__JOB__:
Your task is to repeat all of the data exactly while excluding the pictures.
— Begin —
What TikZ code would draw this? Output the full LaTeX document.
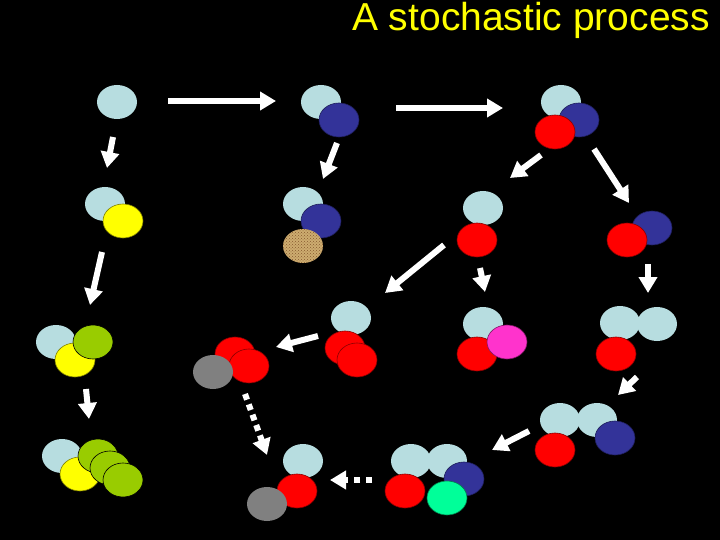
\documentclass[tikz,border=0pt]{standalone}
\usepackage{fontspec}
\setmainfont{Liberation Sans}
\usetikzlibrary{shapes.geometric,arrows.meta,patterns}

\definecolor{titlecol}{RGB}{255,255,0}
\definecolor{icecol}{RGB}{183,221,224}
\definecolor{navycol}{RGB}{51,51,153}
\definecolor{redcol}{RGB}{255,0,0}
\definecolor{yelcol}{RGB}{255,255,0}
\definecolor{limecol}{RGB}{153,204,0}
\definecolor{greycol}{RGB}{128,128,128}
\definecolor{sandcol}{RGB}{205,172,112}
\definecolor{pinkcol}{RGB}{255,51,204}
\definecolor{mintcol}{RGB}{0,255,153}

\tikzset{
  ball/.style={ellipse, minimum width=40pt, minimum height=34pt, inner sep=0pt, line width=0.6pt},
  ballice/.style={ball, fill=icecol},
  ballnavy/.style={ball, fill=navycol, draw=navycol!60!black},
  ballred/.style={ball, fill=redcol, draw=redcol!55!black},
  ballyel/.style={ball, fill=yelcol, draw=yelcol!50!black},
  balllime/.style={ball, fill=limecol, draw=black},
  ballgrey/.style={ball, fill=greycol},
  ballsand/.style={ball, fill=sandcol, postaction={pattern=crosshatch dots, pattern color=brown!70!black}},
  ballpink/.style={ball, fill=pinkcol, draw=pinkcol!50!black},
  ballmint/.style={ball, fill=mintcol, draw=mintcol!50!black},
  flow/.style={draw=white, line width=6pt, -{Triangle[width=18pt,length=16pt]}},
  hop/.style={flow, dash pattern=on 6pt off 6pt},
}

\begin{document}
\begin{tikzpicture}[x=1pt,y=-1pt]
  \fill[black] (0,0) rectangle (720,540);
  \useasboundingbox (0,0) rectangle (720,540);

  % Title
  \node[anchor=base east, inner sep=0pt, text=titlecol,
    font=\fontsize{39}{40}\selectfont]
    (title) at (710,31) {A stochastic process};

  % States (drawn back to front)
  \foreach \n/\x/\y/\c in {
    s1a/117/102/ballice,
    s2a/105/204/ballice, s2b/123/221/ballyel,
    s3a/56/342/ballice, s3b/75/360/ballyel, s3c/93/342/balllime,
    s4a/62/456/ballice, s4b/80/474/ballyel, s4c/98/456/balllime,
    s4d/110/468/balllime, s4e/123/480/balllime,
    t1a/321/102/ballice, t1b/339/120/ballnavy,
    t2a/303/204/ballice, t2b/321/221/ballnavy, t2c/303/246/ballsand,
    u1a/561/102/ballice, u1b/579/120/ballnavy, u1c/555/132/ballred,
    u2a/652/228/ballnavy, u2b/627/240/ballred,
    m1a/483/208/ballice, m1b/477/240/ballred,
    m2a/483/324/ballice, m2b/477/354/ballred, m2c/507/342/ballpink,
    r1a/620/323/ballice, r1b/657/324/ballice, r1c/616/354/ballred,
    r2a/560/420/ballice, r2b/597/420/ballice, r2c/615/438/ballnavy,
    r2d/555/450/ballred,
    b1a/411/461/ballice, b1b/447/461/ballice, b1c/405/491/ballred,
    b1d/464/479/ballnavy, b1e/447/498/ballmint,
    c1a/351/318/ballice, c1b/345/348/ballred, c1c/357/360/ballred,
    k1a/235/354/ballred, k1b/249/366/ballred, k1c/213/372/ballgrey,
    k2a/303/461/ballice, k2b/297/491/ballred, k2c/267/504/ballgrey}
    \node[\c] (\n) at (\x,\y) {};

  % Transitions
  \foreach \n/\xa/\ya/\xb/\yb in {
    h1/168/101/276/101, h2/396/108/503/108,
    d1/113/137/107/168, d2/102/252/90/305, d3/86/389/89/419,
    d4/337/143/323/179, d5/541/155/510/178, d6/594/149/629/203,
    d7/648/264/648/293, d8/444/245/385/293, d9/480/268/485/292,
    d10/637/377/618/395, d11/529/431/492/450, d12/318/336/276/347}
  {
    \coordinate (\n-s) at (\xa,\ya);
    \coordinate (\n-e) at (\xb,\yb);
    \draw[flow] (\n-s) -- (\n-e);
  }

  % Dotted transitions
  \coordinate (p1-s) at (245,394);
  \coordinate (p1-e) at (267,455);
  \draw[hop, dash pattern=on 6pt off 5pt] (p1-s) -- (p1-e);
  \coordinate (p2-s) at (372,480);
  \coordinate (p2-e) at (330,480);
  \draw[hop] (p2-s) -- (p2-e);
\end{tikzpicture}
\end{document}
— End —
__OUTPUT OF THE EXERCISE__:
What TikZ code would draw this? Output the full LaTeX document.
\documentclass[tikz,border=0pt]{standalone}
\usepackage{fontspec}
\setmainfont{Liberation Sans}
\usetikzlibrary{shapes.geometric,arrows.meta,patterns}

\definecolor{titlecol}{RGB}{255,255,0}
\definecolor{icecol}{RGB}{183,221,224}
\definecolor{navycol}{RGB}{51,51,153}
\definecolor{redcol}{RGB}{255,0,0}
\definecolor{yelcol}{RGB}{255,255,0}
\definecolor{limecol}{RGB}{153,204,0}
\definecolor{greycol}{RGB}{128,128,128}
\definecolor{sandcol}{RGB}{205,172,112}
\definecolor{pinkcol}{RGB}{255,51,204}
\definecolor{mintcol}{RGB}{0,255,153}

\tikzset{
  ball/.style={ellipse, minimum width=40pt, minimum height=34pt, inner sep=0pt, line width=0.6pt},
  ballice/.style={ball, fill=icecol},
  ballnavy/.style={ball, fill=navycol, draw=navycol!60!black},
  ballred/.style={ball, fill=redcol, draw=redcol!55!black},
  ballyel/.style={ball, fill=yelcol, draw=yelcol!50!black},
  balllime/.style={ball, fill=limecol, draw=black},
  ballgrey/.style={ball, fill=greycol},
  ballsand/.style={ball, fill=sandcol, postaction={pattern=crosshatch dots, pattern color=brown!70!black}},
  ballpink/.style={ball, fill=pinkcol, draw=pinkcol!50!black},
  ballmint/.style={ball, fill=mintcol, draw=mintcol!50!black},
  flow/.style={draw=white, line width=6pt, -{Triangle[width=18pt,length=16pt]}},
  hop/.style={flow, dash pattern=on 6pt off 6pt},
}

\begin{document}
\begin{tikzpicture}[x=1pt,y=-1pt]
  \fill[black] (0,0) rectangle (720,540);
  \useasboundingbox (0,0) rectangle (720,540);

  % Title
  \node[anchor=base east, inner sep=0pt, text=titlecol,
    font=\fontsize{39}{40}\selectfont]
    (title) at (710,31) {A stochastic process};

  % States (drawn back to front)
  \foreach \n/\x/\y/\c in {
    s1a/117/102/ballice,
    s2a/105/204/ballice, s2b/123/221/ballyel,
    s3a/56/342/ballice, s3b/75/360/ballyel, s3c/93/342/balllime,
    s4a/62/456/ballice, s4b/80/474/ballyel, s4c/98/456/balllime,
    s4d/110/468/balllime, s4e/123/480/balllime,
    t1a/321/102/ballice, t1b/339/120/ballnavy,
    t2a/303/204/ballice, t2b/321/221/ballnavy, t2c/303/246/ballsand,
    u1a/561/102/ballice, u1b/579/120/ballnavy, u1c/555/132/ballred,
    u2a/652/228/ballnavy, u2b/627/240/ballred,
    m1a/483/208/ballice, m1b/477/240/ballred,
    m2a/483/324/ballice, m2b/477/354/ballred, m2c/507/342/ballpink,
    r1a/620/323/ballice, r1b/657/324/ballice, r1c/616/354/ballred,
    r2a/560/420/ballice, r2b/597/420/ballice, r2c/615/438/ballnavy,
    r2d/555/450/ballred,
    b1a/411/461/ballice, b1b/447/461/ballice, b1c/405/491/ballred,
    b1d/464/479/ballnavy, b1e/447/498/ballmint,
    c1a/351/318/ballice, c1b/345/348/ballred, c1c/357/360/ballred,
    k1a/235/354/ballred, k1b/249/366/ballred, k1c/213/372/ballgrey,
    k2a/303/461/ballice, k2b/297/491/ballred, k2c/267/504/ballgrey}
    \node[\c] (\n) at (\x,\y) {};

  % Transitions
  \foreach \n/\xa/\ya/\xb/\yb in {
    h1/168/101/276/101, h2/396/108/503/108,
    d1/113/137/107/168, d2/102/252/90/305, d3/86/389/89/419,
    d4/337/143/323/179, d5/541/155/510/178, d6/594/149/629/203,
    d7/648/264/648/293, d8/444/245/385/293, d9/480/268/485/292,
    d10/637/377/618/395, d11/529/431/492/450, d12/318/336/276/347}
  {
    \coordinate (\n-s) at (\xa,\ya);
    \coordinate (\n-e) at (\xb,\yb);
    \draw[flow] (\n-s) -- (\n-e);
  }

  % Dotted transitions
  \coordinate (p1-s) at (245,394);
  \coordinate (p1-e) at (267,455);
  \draw[hop, dash pattern=on 6pt off 5pt] (p1-s) -- (p1-e);
  \coordinate (p2-s) at (372,480);
  \coordinate (p2-e) at (330,480);
  \draw[hop] (p2-s) -- (p2-e);
\end{tikzpicture}
\end{document}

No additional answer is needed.